**WHAT TO PRODUCE:**
In this exercise, return the whole listing exactly, excluding any images.

**DATA LINES:**
- - - - -
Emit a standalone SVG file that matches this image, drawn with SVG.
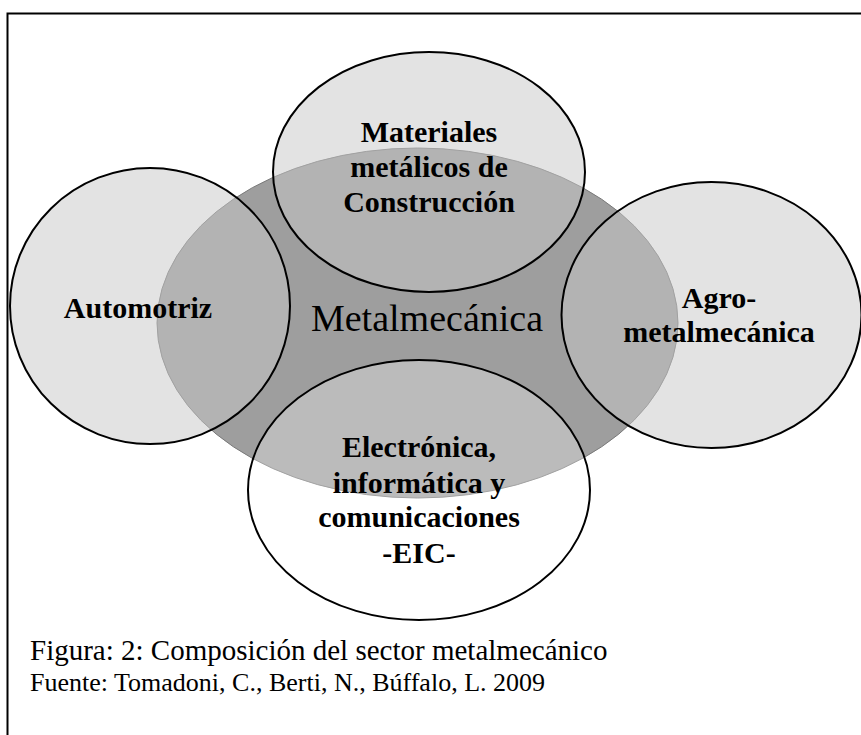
<svg xmlns="http://www.w3.org/2000/svg" width="861" height="735" viewBox="0 0 861 735">
<style>
.lbl{font-family:"Liberation Serif","Times New Roman",serif;font-weight:bold;font-size:30px;fill:#000;text-anchor:middle}
.core{font-family:"Liberation Serif","Times New Roman",serif;font-size:38px;fill:#000;text-anchor:middle}
.cap{font-family:"Liberation Serif","Times New Roman",serif;fill:#000}
.sat{fill:#c8c8c8;fill-opacity:0.5;stroke:#000;stroke-width:2}
.sat-w{fill:#fff;fill-opacity:0.3;stroke:#000;stroke-width:2}
</style>
<rect width="861" height="735" fill="#fff"/>
<path d="M7.5,735 V13.5 H861" fill="none" stroke="#000" stroke-width="2"/>
<g id="metalmecanica">
<ellipse cx="417.5" cy="323" rx="260.5" ry="175" fill="#9e9e9e" stroke="#7a7a7a" stroke-width="1"/>
<text class="core" x="427" y="331">Metalmecánica</text>
</g>
<g id="automotriz">
<ellipse class="sat" cx="150" cy="306" rx="140" ry="138"/>
<text class="lbl" x="138" y="318">Automotriz</text>
</g>
<g id="agro">
<ellipse class="sat" cx="711.5" cy="315" rx="150" ry="133"/>
<text class="lbl" x="719" y="308">Agro-</text>
<text class="lbl" x="719" y="342">metalmecánica</text>
</g>
<g id="materiales">
<ellipse class="sat" cx="429" cy="172" rx="156" ry="120"/>
<text class="lbl" x="429" y="142">Materiales</text>
<text class="lbl" x="429" y="177">metálicos de</text>
<text class="lbl" x="429" y="212">Construcción</text>
</g>
<g id="eic">
<ellipse class="sat-w" cx="419" cy="490" rx="171" ry="130"/>
<text class="lbl" x="419" y="457">Electrónica,</text>
<text class="lbl" x="419" y="493">informática y</text>
<text class="lbl" x="419" y="527">comunicaciones</text>
<text class="lbl" x="419" y="563">-EIC-</text>
</g>
<g id="connectors"/>
<g id="caption">
<text class="cap" x="30" y="660" font-size="29">Figura: 2: Composición del sector metalmecánico</text>
<text class="cap" x="30" y="691" font-size="26">Fuente: Tomadoni, C., Berti, N., Búffalo, L. 2009</text>
</g>
</svg>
- - - - -
**EXERCISE RESPONSE:**
Emit a standalone SVG file that matches this image, drawn with SVG.
<svg xmlns="http://www.w3.org/2000/svg" width="861" height="735" viewBox="0 0 861 735">
<style>
.lbl{font-family:"Liberation Serif","Times New Roman",serif;font-weight:bold;font-size:30px;fill:#000;text-anchor:middle}
.core{font-family:"Liberation Serif","Times New Roman",serif;font-size:38px;fill:#000;text-anchor:middle}
.cap{font-family:"Liberation Serif","Times New Roman",serif;fill:#000}
.sat{fill:#c8c8c8;fill-opacity:0.5;stroke:#000;stroke-width:2}
.sat-w{fill:#fff;fill-opacity:0.3;stroke:#000;stroke-width:2}
</style>
<rect width="861" height="735" fill="#fff"/>
<path d="M7.5,735 V13.5 H861" fill="none" stroke="#000" stroke-width="2"/>
<g id="metalmecanica">
<ellipse cx="417.5" cy="323" rx="260.5" ry="175" fill="#9e9e9e" stroke="#7a7a7a" stroke-width="1"/>
<text class="core" x="427" y="331">Metalmecánica</text>
</g>
<g id="automotriz">
<ellipse class="sat" cx="150" cy="306" rx="140" ry="138"/>
<text class="lbl" x="138" y="318">Automotriz</text>
</g>
<g id="agro">
<ellipse class="sat" cx="711.5" cy="315" rx="150" ry="133"/>
<text class="lbl" x="719" y="308">Agro-</text>
<text class="lbl" x="719" y="342">metalmecánica</text>
</g>
<g id="materiales">
<ellipse class="sat" cx="429" cy="172" rx="156" ry="120"/>
<text class="lbl" x="429" y="142">Materiales</text>
<text class="lbl" x="429" y="177">metálicos de</text>
<text class="lbl" x="429" y="212">Construcción</text>
</g>
<g id="eic">
<ellipse class="sat-w" cx="419" cy="490" rx="171" ry="130"/>
<text class="lbl" x="419" y="457">Electrónica,</text>
<text class="lbl" x="419" y="493">informática y</text>
<text class="lbl" x="419" y="527">comunicaciones</text>
<text class="lbl" x="419" y="563">-EIC-</text>
</g>
<g id="connectors"/>
<g id="caption">
<text class="cap" x="30" y="660" font-size="29">Figura: 2: Composición del sector metalmecánico</text>
<text class="cap" x="30" y="691" font-size="26">Fuente: Tomadoni, C., Berti, N., Búffalo, L. 2009</text>
</g>
</svg>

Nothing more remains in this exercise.